Given problem: Take from the listing each line that has the string "this".

Entries provided:
+++

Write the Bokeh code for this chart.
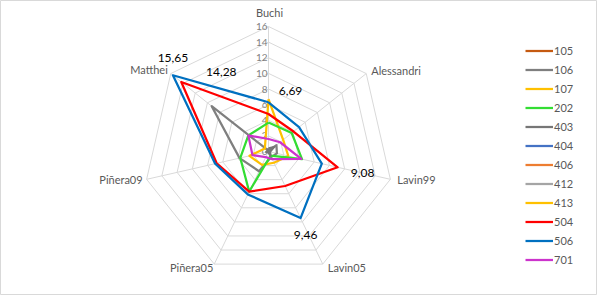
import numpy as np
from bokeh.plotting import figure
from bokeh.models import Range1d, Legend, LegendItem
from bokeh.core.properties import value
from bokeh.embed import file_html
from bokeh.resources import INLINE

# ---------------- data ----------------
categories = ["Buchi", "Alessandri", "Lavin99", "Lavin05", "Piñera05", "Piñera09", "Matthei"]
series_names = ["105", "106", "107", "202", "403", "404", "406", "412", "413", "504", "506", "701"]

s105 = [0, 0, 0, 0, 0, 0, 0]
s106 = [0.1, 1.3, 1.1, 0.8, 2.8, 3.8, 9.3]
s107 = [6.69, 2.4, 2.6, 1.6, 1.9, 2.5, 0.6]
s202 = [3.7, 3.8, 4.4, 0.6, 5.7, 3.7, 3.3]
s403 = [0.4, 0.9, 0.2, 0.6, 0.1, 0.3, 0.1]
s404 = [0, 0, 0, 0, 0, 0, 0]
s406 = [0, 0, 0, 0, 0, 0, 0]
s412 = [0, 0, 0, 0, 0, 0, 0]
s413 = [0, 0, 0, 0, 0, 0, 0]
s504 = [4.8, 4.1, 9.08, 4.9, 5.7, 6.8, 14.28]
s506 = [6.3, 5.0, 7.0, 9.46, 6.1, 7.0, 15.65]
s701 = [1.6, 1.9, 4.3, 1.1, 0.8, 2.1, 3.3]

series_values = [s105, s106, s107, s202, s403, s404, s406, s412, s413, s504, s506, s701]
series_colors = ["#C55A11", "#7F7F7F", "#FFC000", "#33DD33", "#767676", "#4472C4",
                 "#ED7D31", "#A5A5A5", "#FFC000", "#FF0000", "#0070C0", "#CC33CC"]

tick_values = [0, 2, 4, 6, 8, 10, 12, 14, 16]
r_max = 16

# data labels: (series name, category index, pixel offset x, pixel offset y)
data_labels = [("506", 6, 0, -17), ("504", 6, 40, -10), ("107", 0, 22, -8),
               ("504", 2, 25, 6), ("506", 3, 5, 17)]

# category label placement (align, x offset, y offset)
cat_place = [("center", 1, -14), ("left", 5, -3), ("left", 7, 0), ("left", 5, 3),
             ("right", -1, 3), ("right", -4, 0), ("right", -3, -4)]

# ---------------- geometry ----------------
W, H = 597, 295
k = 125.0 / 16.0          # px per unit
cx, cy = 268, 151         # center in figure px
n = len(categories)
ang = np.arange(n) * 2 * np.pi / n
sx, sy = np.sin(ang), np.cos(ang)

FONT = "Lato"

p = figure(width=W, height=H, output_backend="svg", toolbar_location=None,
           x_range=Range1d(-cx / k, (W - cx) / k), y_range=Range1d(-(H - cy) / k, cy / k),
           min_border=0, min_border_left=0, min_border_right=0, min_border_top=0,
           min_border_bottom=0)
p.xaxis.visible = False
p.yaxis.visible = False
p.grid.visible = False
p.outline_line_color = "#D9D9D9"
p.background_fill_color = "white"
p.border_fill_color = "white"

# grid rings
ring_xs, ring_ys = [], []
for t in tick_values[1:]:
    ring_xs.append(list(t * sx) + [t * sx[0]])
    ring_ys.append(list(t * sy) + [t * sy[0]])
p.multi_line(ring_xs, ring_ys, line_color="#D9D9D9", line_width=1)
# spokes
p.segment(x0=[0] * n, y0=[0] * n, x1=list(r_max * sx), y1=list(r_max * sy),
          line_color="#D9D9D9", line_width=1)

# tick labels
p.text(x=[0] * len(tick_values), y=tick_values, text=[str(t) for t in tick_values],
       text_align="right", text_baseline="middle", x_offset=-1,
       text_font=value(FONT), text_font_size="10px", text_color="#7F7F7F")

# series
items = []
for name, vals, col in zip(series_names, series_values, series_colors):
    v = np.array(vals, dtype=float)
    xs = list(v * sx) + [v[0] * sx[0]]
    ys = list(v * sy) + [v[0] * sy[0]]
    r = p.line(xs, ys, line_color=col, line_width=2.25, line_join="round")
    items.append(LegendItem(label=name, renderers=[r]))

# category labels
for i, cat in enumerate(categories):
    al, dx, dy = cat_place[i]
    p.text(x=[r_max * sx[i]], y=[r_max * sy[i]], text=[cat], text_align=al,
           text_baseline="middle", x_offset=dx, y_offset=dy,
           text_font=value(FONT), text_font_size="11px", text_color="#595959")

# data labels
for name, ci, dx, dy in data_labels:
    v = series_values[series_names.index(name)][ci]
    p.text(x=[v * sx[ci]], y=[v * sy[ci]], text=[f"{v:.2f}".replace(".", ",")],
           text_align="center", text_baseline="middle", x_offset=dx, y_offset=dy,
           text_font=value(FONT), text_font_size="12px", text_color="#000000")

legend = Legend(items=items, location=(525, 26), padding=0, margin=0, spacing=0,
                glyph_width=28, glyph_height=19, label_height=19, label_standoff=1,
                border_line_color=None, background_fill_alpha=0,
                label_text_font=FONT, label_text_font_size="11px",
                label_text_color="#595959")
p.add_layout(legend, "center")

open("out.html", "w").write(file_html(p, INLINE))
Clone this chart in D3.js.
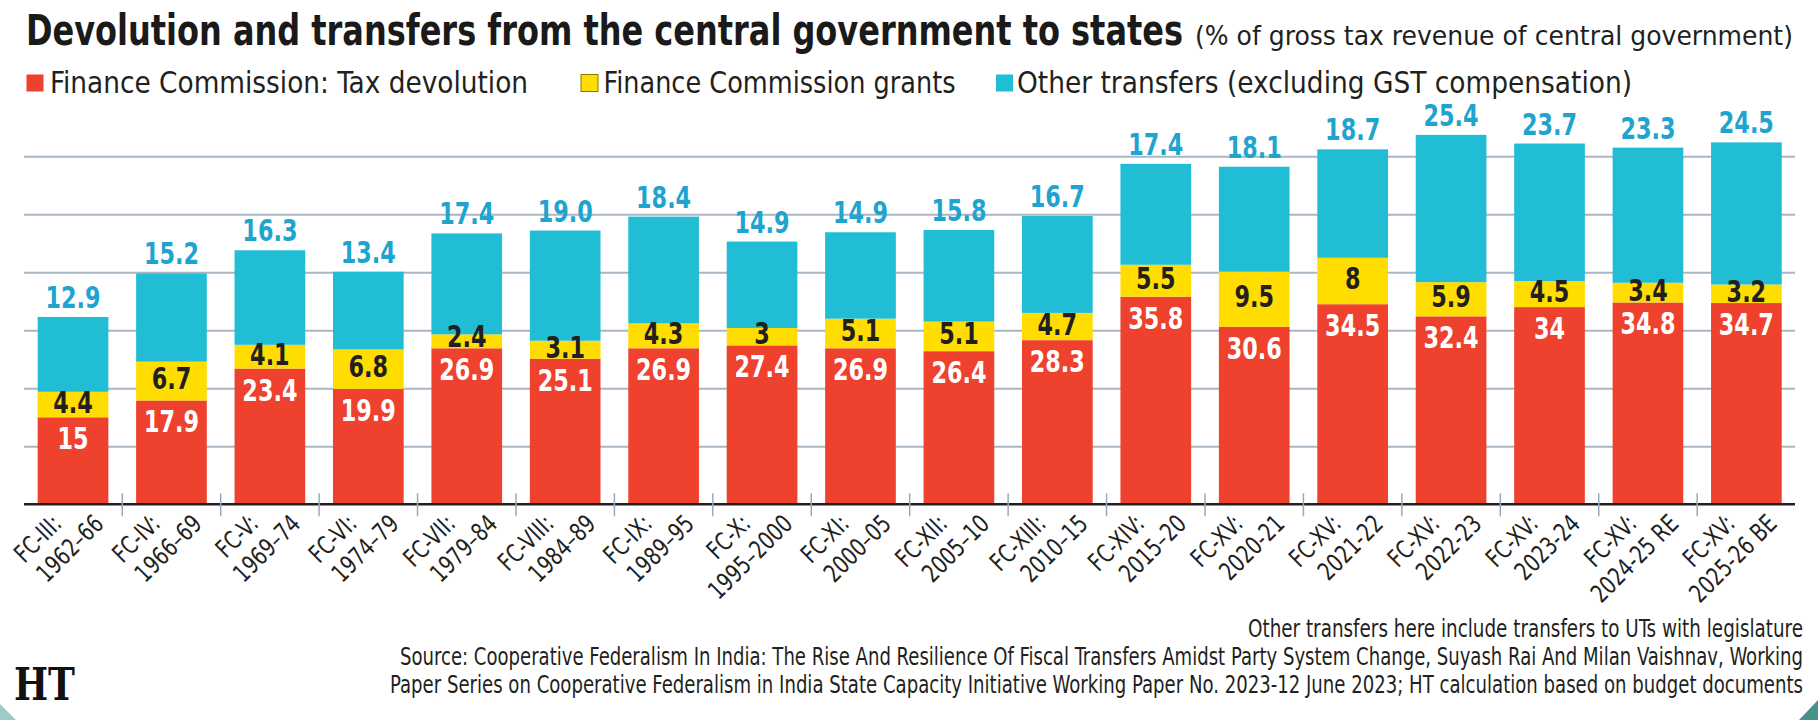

+++

Final result:
Write the Bokeh code for this chart.
Clone this chart in D3.js.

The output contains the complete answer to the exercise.